На первой странице — нежная дарственная надпись Герцену.
Герцен поблагодарил с суховатой вежливостью. Он держался настороженно, как солдат в ожидании атаки. Если бы он знал, что Чернышевский однажды сказал Добролюбову: «По блеску таланта в Европе нет публициста, равного Герцену!»
Но разве только однажды? Увидев «Кто виноват?» в Москве у Лавровых, Чернышевский на вопрос, знаком ли он с автором этой повести, воскликнул:
— Я его так уважаю, как не уважаю никого из русских, и нет вещи, которую я не был бы готов сделать для него.
Однако восхищение его не ограничивалось репликами в разговоре с друзьями. Он увековечил его и на бумаге, и притом в одном из важнейших своих сочинений — в «Очерках критики гоголевского периода». Коснувшись того идейного движения, которое шло в кругу Герцена, Чернышевский обмолвился о нем, Белинском и Бакунине: «Тут в первый раз умственная жизнь нашего отечества произвела людей, которые шли наряду с мыслителями Европы, а не в свите их учеников».
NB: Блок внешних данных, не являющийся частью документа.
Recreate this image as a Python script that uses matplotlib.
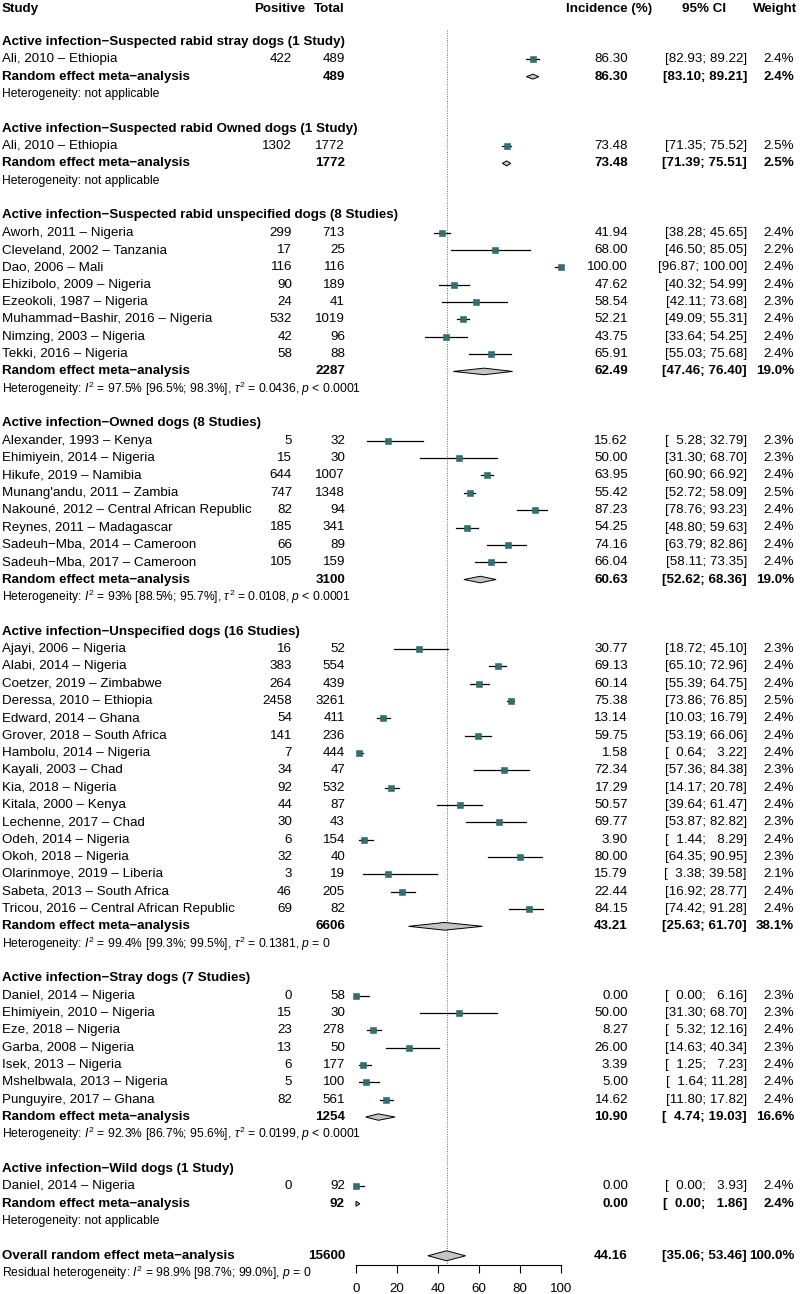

Рождение «Колокола» повлекло некоторые изменения этой позиции Чернышевского. Но их можно назвать скорее тактическими, нежели стратегическими. Ведь если говорить начистоту, нынешний визит Чернышевского в Орсетт-хауз, в сущности, не что иное, как командировка от журнала «Современник», средоточия передовой мысли в России, с целью убедить Герцена переключить «Колокол» с его обличительного жанра на подлинно революционные удары по прогнившему стволу российской государственности.